## start RAW RECORDS
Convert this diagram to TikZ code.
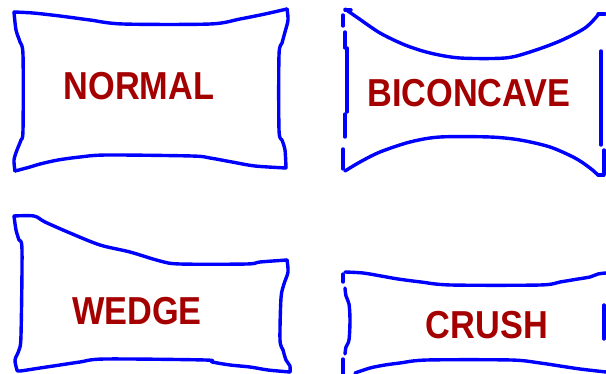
\documentclass[tikz,border=0pt]{standalone}
\usepackage{fontspec}
\setmainfont{Liberation Sans}
\usepackage{graphicx}
\usepackage{tikz}
\usetikzlibrary{positioning}
\definecolor{rimblue}{RGB}{0,0,255}
\definecolor{wordred}{RGB}{165,0,0}

\begin{document}
\begin{tikzpicture}[x=1pt, y=-1pt,
    outline/.style={rimblue, line width=3.4pt, line cap=round, line join=round},
    word/.style={text=wordred, inner sep=0pt, font=\fontsize{39}{40}\selectfont\bfseries}]
      \useasboundingbox (0,0) rectangle (606,374);
      % normal disc
      \draw[outline] plot[smooth, tension=0.5] coordinates {(14,12) (33,13) (60,16) (90,20) (123,24) (210,24) (240,19) (265,14) (287,9)};
      \draw[outline] plot[smooth, tension=0.5] coordinates {(287,9) (288,20) (285,32) (282,43) (279,55) (279,130) (282,140) (285,150) (286,168)};
      \draw[outline] plot[smooth, tension=0.5] coordinates {(286,168) (255,166) (232,162) (210,158) (192,156) (107,155) (80,157) (58,160) (40,164) (30,167) (15,171)};
      \draw[outline] plot[smooth, tension=0.5] coordinates {(15,171) (14,160) (17,150) (21,140) (23,130) (23,55) (20,42) (16,30) (14,12)};
      \node[word] (normal) at (139,86) {\scalebox{0.88}[1]{NORMAL}};
      % biconcave disc
      \draw[outline] (345,10) -- (351,10);
      \draw[outline] plot[smooth, tension=0.5] coordinates {(345,9) (358,18) (380,33) (405,45) (430,53) (460,58) (505,58) (530,52) (560,41) (585,28) (598,15)};
      \draw[outline] (598,14) -- (605,14);
      \draw[outline] (601,51) -- (601,145);
      \draw[outline] (604,150) -- (604,174);
      \draw[outline] plot[smooth, tension=0.5] coordinates {(345,171) (360,162) (380,152) (410,142) (440,137) (490,137) (520,140) (550,147) (575,158) (590,168) (598,175)};
      \draw[outline] (598,175) -- (604,175);
      \draw[outline] (343,15) -- (343,26);
      \draw[outline] (345,32) -- (345,48);
      \draw[outline] (347,48) -- (347,112);
      \draw[outline] (345,114) -- (345,137);
      \draw[outline] (343,149) -- (343,169);
      \node[word] (biconcave) at (469,93) {\scalebox{0.88}[1]{BICONCAVE}};
      % wedge
      \draw[outline] plot[smooth, tension=0.5] coordinates {(14,216) (34,216) (45,222) (70,233) (100,245) (130,252) (160,261) (180,264) (247,264) (260,262) (287,260)};
      \draw[outline] plot[smooth, tension=0.5] coordinates {(287,260) (288,272) (284,284) (281,298) (280,340) (283,350) (286,360) (290,366) (290,372)};
      \draw[outline] plot[smooth, tension=0.5] coordinates {(290,372) (268,370) (250,367) (230,365) (212,362) (205,360) (105,359) (80,362) (60,365) (40,368) (20,371) (17,370)};
      \draw[outline] plot[smooth, tension=0.5] coordinates {(17,370) (15,360) (19,350) (21,335) (22,250) (19,240) (16,230) (14,216)};
      \node[word] (wedge) at (137,311) {\scalebox{0.88}[1]{WEDGE}};
      % crush
      \draw[outline] plot[smooth, tension=0.5] coordinates {(345,272) (363,273) (381,276) (398,279) (421,282) (451,285) (540,285) (560,282) (578,279) (590,277) (598,274) (606,273)};
      \draw[outline] (343,274) -- (343,282);
      \draw[outline] plot[smooth, tension=0.5] coordinates {(345,288) (346,296) (349,304) (350,320) (349,340) (346,347) (345,354)};
      \draw[outline] (343,359) -- (343,374);
      \draw[outline] plot[smooth, tension=0.5] coordinates {(355,373) (370,368) (385,365) (400,363) (427,360) (511,360) (540,363) (560,366) (580,369) (606,372)};
      \draw[outline] (604,305) -- (604,339);
      \node[word] (crush) at (487,325) {\scalebox{0.88}[1]{CRUSH}};
\end{tikzpicture}
\end{document}
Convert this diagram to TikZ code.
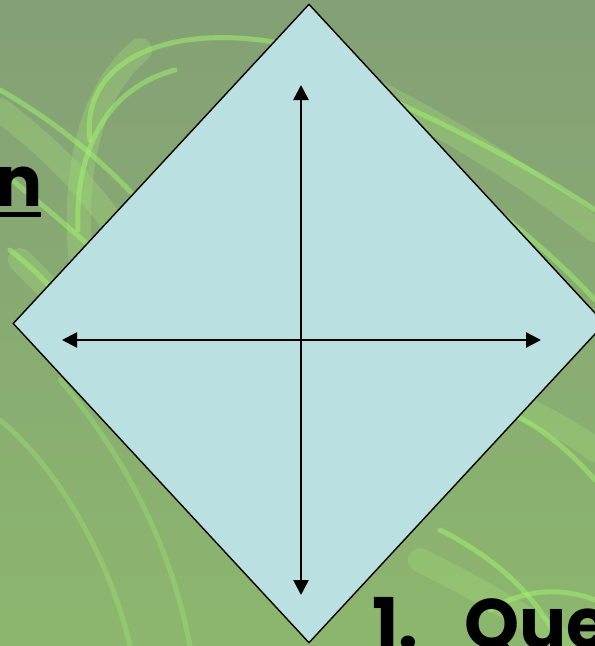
\documentclass[tikz,border=0pt]{standalone}
\usepackage{fontspec}
\setmainfont{Poppins}
\usetikzlibrary{shapes.geometric,arrows.meta}
\definecolor{bgtop}{RGB}{132,160,118}
\definecolor{bgbot}{RGB}{140,182,110}
\definecolor{glow}{RGB}{160,245,110}
\definecolor{glowsoft}{RGB}{165,225,120}
\definecolor{diafill}{RGB}{186,224,226}
\tikzset{
  glowline/.style={draw=glow, line width=5pt, opacity=0.5, line cap=round},
  glowwide/.style={draw=glowsoft, line width=24pt, opacity=0.3, line cap=round},
  diabox/.style={shape=diamond, draw=black, line width=1.4pt, fill=diafill, inner sep=0pt},
  dbl/.style={line width=2.6pt, {Triangle[length=15pt,width=15pt]}-{Triangle[length=15pt,width=15pt]}},
  bigtext/.style={font=\fontsize{70}{70}\selectfont\bfseries, inner sep=0pt, anchor=base west},
}
\begin{document}
\begin{tikzpicture}[x=1pt,y=-1pt]
\useasboundingbox (0,0) rectangle (595,646);
% background
\shade[top color=bgtop, bottom color=bgbot] (0,0) rectangle (595,646);
% soft glows
\draw[glowwide] (85,300) .. controls (70,200) and (80,100) .. (140,50);
\draw[glowwide] (0,110) .. controls (80,170) and (150,250) .. (200,400);
\draw[glowwide] (310,60) .. controls (420,110) and (520,170) .. (595,230);
\draw[glowwide] (480,390) .. controls (530,410) and (570,430) .. (595,450);
\draw[glowwide] (20,260) .. controls (60,300) and (90,330) .. (100,360);
\draw[glowwide] (420,560) .. controls (480,590) and (530,620) .. (570,646);
% bright streaks
\draw[glowline] (90,140) .. controls (80,60) and (170,20) .. (290,45);
\draw[glowline] (78,230) .. controls (75,160) and (100,90) .. (175,70);
\draw[glowline] (0,90) .. controls (70,130) and (160,200) .. (230,330);
\draw[glowline] (0,170) .. controls (60,220) and (110,260) .. (140,300);
\draw[glowline] (10,250) .. controls (60,290) and (90,330) .. (110,380);
\draw[glowline] (320,70) .. controls (420,110) and (520,160) .. (595,210);
\draw[glowline] (360,120) .. controls (450,170) and (540,240) .. (595,300);
\draw[glowline] (470,400) .. controls (520,410) and (560,440) .. (595,480);
\draw[glowline] (440,530) .. controls (500,560) and (540,600) .. (560,646);
\draw[glowline] (490,610) .. controls (530,585) and (570,590) .. (595,600);
\draw[glowline, opacity=0.3] (0,420) .. controls (60,470) and (110,560) .. (130,646);
\draw[glowline, opacity=0.3] (60,380) .. controls (120,450) and (170,540) .. (190,646);
% diamond
\node[diabox, minimum width=592pt, minimum height=639pt] (dia) at (309,323.5) {};
% arrows
\coordinate (vtop) at (301,85);
\coordinate (vbot) at (301,595);
\coordinate (hl) at (62,340);
\coordinate (hr) at (541,340);
\draw[dbl] (vtop) -- (vbot);
\draw[dbl] (hl) -- (hr);
% texts
\node[bigtext] (ntext) at (-5,206) {n};
\coordinate (ulA) at (0,214.5);
\coordinate (ulB) at (41,214.5);
\draw[line width=5pt] (ulA) -- (ulB);
\node[bigtext] (que) at (372,648) {1.\hspace{46pt}Que};
\end{tikzpicture}
\end{document}
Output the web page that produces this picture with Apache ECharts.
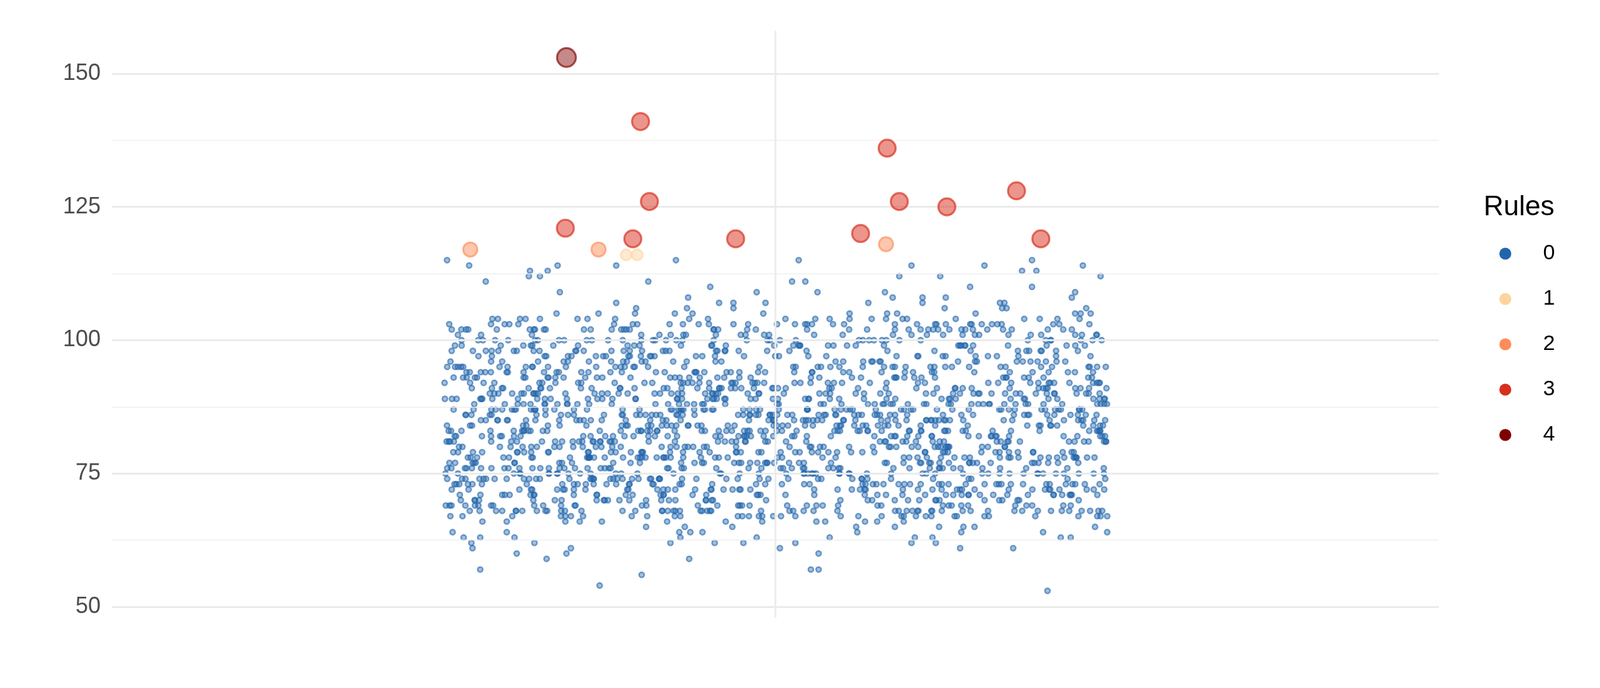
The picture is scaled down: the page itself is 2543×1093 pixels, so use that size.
<!DOCTYPE html>
<html>
<head>
<meta charset="utf-8">
<script src="https://cdn.jsdelivr.net/npm/echarts@6/dist/echarts.min.js"></script>
<style>
html,body{margin:0;padding:0;background:#ffffff;}
#chart{width:2543px;height:1093px;}
</style>
</head>
<body>
<div id="chart"></div>
<script>
// ---------------- data ----------------
const categories = ['all'];
const ruleNames = ['0', '1', '2', '3', '4'];
const ruleColors = ['#2166AC', '#FDD49E', '#FC8D59', '#D7301F', '#7F0000'];
const yTickValues = [50, 75, 100, 125, 150];
const yMinorValues = [62.5, 87.5, 112.5, 137.5];

// Rule 0, dense core: how many points sit at each integer value (horizontal spread = axis jitter)
const coreValues = [68, 69, 70, 71, 72, 73, 74, 75, 76, 77, 78, 79, 80, 81, 82, 83, 84, 85,
  86, 87, 88, 89, 90, 91, 92, 93, 94, 95, 96, 97, 98, 99, 100, 101, 102, 103];
const coreCounts = [54, 38, 37, 44, 47, 52, 47, 50, 50, 50, 56, 52, 47, 53, 51, 60, 52, 57,
  62, 62, 52, 52, 56, 48, 48, 43, 43, 45, 33, 34, 37, 36, 40, 29, 41, 35];

// Rule 0, upper tail: value and horizontal offset from the category centre (category units)
const upperValues = [
  115, 115, 115, 115,
  114, 114, 114, 114, 114, 114,
  113, 113, 113, 113,
  112, 112, 112, 112, 112,
  111, 111, 111, 111,
  110, 110, 110,
  109, 109, 109, 109, 109,
  108, 108, 108, 108, 108,
  107, 107, 107, 107, 107, 107, 107, 107,
  106, 106, 106, 106, 106, 106, 106,
  105, 105, 105, 105, 105, 105, 105, 105, 105, 105, 105, 105, 105,
  104, 104, 104, 104, 104, 104, 104, 104, 104, 104, 104, 104, 104, 104, 104, 104, 104, 104, 104, 104, 104, 104, 104
];
const upperOffsets = [
  -0.297, -0.090, 0.021, 0.232,
  -0.277, -0.197, -0.144, 0.123, 0.189, 0.278,
  -0.222, -0.206, 0.223, 0.236,
  -0.223, -0.213, 0.112, 0.149, 0.294,
  -0.262, -0.115, 0.015, 0.027,
  -0.059, 0.176, 0.232,
  -0.195, -0.017, 0.038, 0.099, 0.271,
  -0.079, 0.106, 0.133, 0.154, 0.268,
  -0.144, -0.051, -0.038, -0.009, 0.084, 0.133, 0.203, 0.207,
  -0.126, -0.080, -0.038, 0.153, 0.205, 0.209, 0.281,
  -0.198, -0.160, -0.127, -0.091, -0.075, -0.011, 0.067, 0.101, 0.110, 0.181, 0.271, 0.276, 0.285,
  -0.256, -0.251, -0.231, -0.226, -0.213, -0.179, -0.170, -0.145, -0.078, -0.061, 0.009, 0.036, 0.049,
  0.067, 0.087, 0.100, 0.115, 0.119, 0.163, 0.225, 0.239, 0.255, 0.275
];

// Rule 0, lower tail
const lowerValues = [
  67, 67, 67, 67, 67, 67, 67, 67, 67, 67, 67, 67, 67, 67, 67, 67, 67, 67,
  67, 67, 67, 67, 67, 67, 67, 67, 67, 67, 67, 67, 67, 67, 67, 67, 67, 67,
  66, 66, 66, 66, 66, 66, 66, 66, 66, 66, 66, 66, 66,
  65, 65, 65, 65, 65, 65, 65, 65, 65,
  64, 64, 64, 64, 64, 64, 64, 64, 64,
  63, 63, 63, 63, 63, 63, 63, 63, 63, 63,
  62, 62, 62, 62, 62, 62, 62, 62,
  61, 61, 61, 61, 61,
  60, 60, 60,
  59, 59,
  57, 57, 57,
  56,
  54,
  53
];
const lowerOffsets = [
  -0.294, -0.283, -0.238, -0.194, -0.190, -0.185, -0.174, -0.130, -0.116, -0.091, -0.086, -0.034,
  -0.030, -0.024, -0.015, -0.012, -0.002, 0.005,
  0.018, 0.059, 0.075, 0.096, 0.114, 0.116, 0.127, 0.136, 0.141, 0.162, 0.164, 0.189, 0.193, 0.235,
  0.274, 0.291, 0.294, 0.300,
  -0.265, -0.243, -0.190, -0.177, -0.157, -0.098, -0.045, -0.012, 0.037, 0.045, 0.081, 0.092, 0.116,
  -0.117, -0.082, -0.039, 0.073, 0.108, 0.148, 0.170, 0.180, 0.289,
  -0.292, -0.243, -0.087, -0.077, -0.066, 0.074, 0.168, 0.242, 0.300,
  -0.282, -0.267, -0.236, -0.086, -0.017, 0.049, 0.126, 0.142, 0.258, 0.267,
  -0.275, -0.218, -0.095, -0.055, -0.029, 0.018, 0.123, 0.145,
  -0.274, -0.185, 0.004, 0.167, 0.215,
  -0.234, -0.189, 0.039,
  -0.207, -0.078,
  -0.267, 0.032, 0.039,
  -0.121,
  -0.159,
  0.246
];

// Flagged points (rules 1-4)
const flaggedRules = [4, 3, 3, 3, 3, 3, 3, 3, 3, 3, 3, 3, 2, 2, 2, 1, 1];
const flaggedValues = [153, 141, 126, 121, 119, 119, 120, 136, 126, 125, 128, 119, 117, 117, 118, 116, 116];
const flaggedOffsets = [-0.189, -0.122, -0.114, -0.190, -0.129, -0.036, 0.077, 0.101, 0.112, 0.155, 0.218, 0.240,
  -0.276, -0.160, 0.100, -0.135, -0.125];

// ---------------- build ----------------
const FONT = "'Liberation Sans', Arial, 'DejaVu Sans', sans-serif";
function rgba(hex, a) {
  const n = parseInt(hex.slice(1), 16);
  return 'rgba(' + (n >> 16 & 255) + ',' + (n >> 8 & 255) + ',' + (n & 255) + ',' + a + ')';
}

const coreData = [];
coreValues.forEach((v, i) => {
  for (let k = 0; k < coreCounts[i]; k++) coreData.push([categories[0], v]);
});
const tailData = upperValues.map((v, i) => [upperOffsets[i], v])
  .concat(lowerValues.map((v, i) => [lowerOffsets[i], v]));

const sizeByRule = [8.2, 17.5, 22.5, 27, 30];
const borderByRule = [2.5, 2.8, 3, 3.2, 3.2];
const fillAlpha = [0.52, 0.6, 0.62, 0.64, 0.58];
const strokeAlpha = [0.75, 0.75, 0.8, 0.85, 0.8];

function ruleStyle(r) {
  return {
    color: rgba(ruleColors[r], fillAlpha[r]),
    borderColor: rgba(ruleColors[r], strokeAlpha[r]),
    borderWidth: borderByRule[r]
  };
}

const series = [];
// gridlines
const gridLineStyleMajor = { color: '#EBEBEB', width: 2.8, type: 'solid' };
const gridLineStyleMinor = { color: '#EFEFEF', width: 1.5, type: 'solid' };
series.push({
  name: 'grid', type: 'scatter', xAxisIndex: 1, yAxisIndex: 0, data: [], silent: true, z: 1,
  markLine: {
    silent: true, symbol: ['none', 'none'], label: { show: false }, animation: false,
    data: yTickValues.map(v => ({ yAxis: v, lineStyle: gridLineStyleMajor }))
      .concat(yMinorValues.map(v => ({ yAxis: v, lineStyle: gridLineStyleMinor })))
      .concat([{ xAxis: 0, lineStyle: gridLineStyleMajor }])
  }
});
series.push({
  name: ruleNames[0], type: 'scatter', xAxisIndex: 0, yAxisIndex: 0, data: coreData,
  symbol: 'circle', symbolSize: sizeByRule[0], itemStyle: ruleStyle(0), z: 2, animation: false
});
series.push({
  name: ruleNames[0], type: 'scatter', xAxisIndex: 1, yAxisIndex: 0, data: tailData,
  symbol: 'circle', symbolSize: sizeByRule[0], itemStyle: ruleStyle(0), z: 2, animation: false
});
for (let r = 1; r <= 4; r++) {
  const d = [];
  flaggedRules.forEach((fr, i) => { if (fr === r) d.push([flaggedOffsets[i], flaggedValues[i]]); });
  series.push({
    name: ruleNames[r], type: 'scatter', xAxisIndex: 1, yAxisIndex: 0, data: d,
    symbol: 'circle', symbolSize: sizeByRule[r], itemStyle: ruleStyle(r), z: 3 + r, animation: false
  });
}

const option = {
  backgroundColor: '#ffffff',
  animation: false,
  grid: { left: 178, right: 256, top: 49, bottom: 112, containLabel: false },
  xAxis: [
    {
      type: 'category', data: categories, boundaryGap: true,
      jitter: 1054, jitterOverlap: true,
      axisLine: { show: false }, axisTick: { show: false }, axisLabel: { show: false }, splitLine: { show: false }
    },
    {
      type: 'value', min: -0.6, max: 0.6, show: false,
      axisLine: { show: false }, axisTick: { show: false }, axisLabel: { show: false }, splitLine: { show: false }
    }
  ],
  yAxis: [{
    type: 'value', min: 48, max: 158,
    axisLine: { show: false }, axisTick: { show: false }, splitLine: { show: false },
    axisLabel: {
      customValues: yTickValues, color: '#4D4D4D', fontSize: 36, fontFamily: FONT, margin: 18
    }
  }],
  legend: {
    orient: 'vertical', left: 2383, top: 386, padding: 0,
    itemWidth: 110, itemHeight: 19, itemGap: 38, icon: 'circle',
    textStyle: { fontSize: 34, lineHeight: 34, color: '#000000', fontFamily: FONT },
    data: ruleNames.map((n, i) => ({ name: n, itemStyle: { color: ruleColors[i], borderWidth: 0, opacity: 1 } })),
    selectedMode: false
  },
  graphic: [{
    type: 'text', left: 2358, top: 308,
    style: { text: 'Rules', fill: '#000000', font: '44px ' + FONT }
  }],
  series: series
};

const chart = echarts.init(document.getElementById('chart'), null, { renderer: 'canvas' });
chart.setOption(option);
</script>
</body>
</html>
## end RAW RECORDS
• _SET EXERCISE_:
Within the listing above, extract exactly the lines from the line with "The picture is" to the line with "const yMinorValues = [62.5, 87.5, 112.5, 137.5];", the two named lines included, and no others.

• _RESULT BELOW_:
The picture is scaled down: the page itself is 2543×1093 pixels, so use that size.
<!DOCTYPE html>
<html>
<head>
<meta charset="utf-8">
<script src="https://cdn.jsdelivr.net/npm/echarts@6/dist/echarts.min.js"></script>
<style>
html,body{margin:0;padding:0;background:#ffffff;}
#chart{width:2543px;height:1093px;}
</style>
</head>
<body>
<div id="chart"></div>
<script>
// ---------------- data ----------------
const categories = ['all'];
const ruleNames = ['0', '1', '2', '3', '4'];
const ruleColors = ['#2166AC', '#FDD49E', '#FC8D59', '#D7301F', '#7F0000'];
const yTickValues = [50, 75, 100, 125, 150];
const yMinorValues = [62.5, 87.5, 112.5, 137.5];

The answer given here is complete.